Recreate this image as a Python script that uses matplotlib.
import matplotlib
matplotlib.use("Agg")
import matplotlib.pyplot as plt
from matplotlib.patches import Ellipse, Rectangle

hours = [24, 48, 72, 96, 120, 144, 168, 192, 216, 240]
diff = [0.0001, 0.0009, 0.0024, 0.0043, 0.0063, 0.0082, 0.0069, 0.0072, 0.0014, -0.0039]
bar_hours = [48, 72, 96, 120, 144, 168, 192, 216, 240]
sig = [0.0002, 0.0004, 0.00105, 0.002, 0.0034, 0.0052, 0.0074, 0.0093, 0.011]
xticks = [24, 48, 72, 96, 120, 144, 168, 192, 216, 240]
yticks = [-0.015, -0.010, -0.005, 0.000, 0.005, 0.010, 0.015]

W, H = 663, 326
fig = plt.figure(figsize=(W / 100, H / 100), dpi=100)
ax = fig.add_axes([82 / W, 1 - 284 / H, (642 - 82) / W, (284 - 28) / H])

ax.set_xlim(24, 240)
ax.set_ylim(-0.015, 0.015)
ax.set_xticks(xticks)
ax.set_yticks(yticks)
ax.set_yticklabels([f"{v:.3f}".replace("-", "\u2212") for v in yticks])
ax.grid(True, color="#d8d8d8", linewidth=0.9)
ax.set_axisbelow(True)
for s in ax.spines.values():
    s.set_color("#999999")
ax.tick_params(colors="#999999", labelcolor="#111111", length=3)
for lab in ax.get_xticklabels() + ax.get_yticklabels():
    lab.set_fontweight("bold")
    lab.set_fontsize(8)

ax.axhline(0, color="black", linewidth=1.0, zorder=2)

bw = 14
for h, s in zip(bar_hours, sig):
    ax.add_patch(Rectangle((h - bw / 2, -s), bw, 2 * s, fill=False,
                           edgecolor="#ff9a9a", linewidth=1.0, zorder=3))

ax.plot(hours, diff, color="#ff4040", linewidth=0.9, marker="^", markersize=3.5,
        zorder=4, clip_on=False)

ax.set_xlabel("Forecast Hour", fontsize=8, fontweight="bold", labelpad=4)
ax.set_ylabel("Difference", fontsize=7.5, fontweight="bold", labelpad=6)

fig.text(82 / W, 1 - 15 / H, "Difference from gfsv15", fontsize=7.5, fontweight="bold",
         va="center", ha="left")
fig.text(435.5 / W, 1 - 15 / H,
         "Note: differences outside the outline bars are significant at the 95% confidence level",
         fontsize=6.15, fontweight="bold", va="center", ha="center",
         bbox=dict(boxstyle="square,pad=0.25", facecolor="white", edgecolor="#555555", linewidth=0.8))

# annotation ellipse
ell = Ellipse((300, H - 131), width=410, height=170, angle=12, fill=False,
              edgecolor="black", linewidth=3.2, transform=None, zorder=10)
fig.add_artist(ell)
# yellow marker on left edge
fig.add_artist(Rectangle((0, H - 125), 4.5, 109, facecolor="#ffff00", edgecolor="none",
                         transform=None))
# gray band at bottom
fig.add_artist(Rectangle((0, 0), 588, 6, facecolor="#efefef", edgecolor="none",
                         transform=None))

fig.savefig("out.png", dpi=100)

---

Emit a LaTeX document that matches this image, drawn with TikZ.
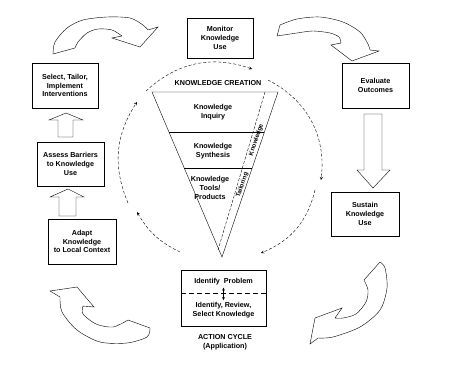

• REQUIREMENTS: Extract only the lines from the line with "Recreate this image" through the line with "zorder=4, clip_on=False)", keeping both end lines exactly as they are.

• FULL SOLUTION:
Recreate this image as a Python script that uses matplotlib.
import matplotlib
matplotlib.use("Agg")
import matplotlib.pyplot as plt
from matplotlib.patches import Ellipse, Rectangle

hours = [24, 48, 72, 96, 120, 144, 168, 192, 216, 240]
diff = [0.0001, 0.0009, 0.0024, 0.0043, 0.0063, 0.0082, 0.0069, 0.0072, 0.0014, -0.0039]
bar_hours = [48, 72, 96, 120, 144, 168, 192, 216, 240]
sig = [0.0002, 0.0004, 0.00105, 0.002, 0.0034, 0.0052, 0.0074, 0.0093, 0.011]
xticks = [24, 48, 72, 96, 120, 144, 168, 192, 216, 240]
yticks = [-0.015, -0.010, -0.005, 0.000, 0.005, 0.010, 0.015]

W, H = 663, 326
fig = plt.figure(figsize=(W / 100, H / 100), dpi=100)
ax = fig.add_axes([82 / W, 1 - 284 / H, (642 - 82) / W, (284 - 28) / H])

ax.set_xlim(24, 240)
ax.set_ylim(-0.015, 0.015)
ax.set_xticks(xticks)
ax.set_yticks(yticks)
ax.set_yticklabels([f"{v:.3f}".replace("-", "\u2212") for v in yticks])
ax.grid(True, color="#d8d8d8", linewidth=0.9)
ax.set_axisbelow(True)
for s in ax.spines.values():
    s.set_color("#999999")
ax.tick_params(colors="#999999", labelcolor="#111111", length=3)
for lab in ax.get_xticklabels() + ax.get_yticklabels():
    lab.set_fontweight("bold")
    lab.set_fontsize(8)

ax.axhline(0, color="black", linewidth=1.0, zorder=2)

bw = 14
for h, s in zip(bar_hours, sig):
    ax.add_patch(Rectangle((h - bw / 2, -s), bw, 2 * s, fill=False,
                           edgecolor="#ff9a9a", linewidth=1.0, zorder=3))

ax.plot(hours, diff, color="#ff4040", linewidth=0.9, marker="^", markersize=3.5,
        zorder=4, clip_on=False)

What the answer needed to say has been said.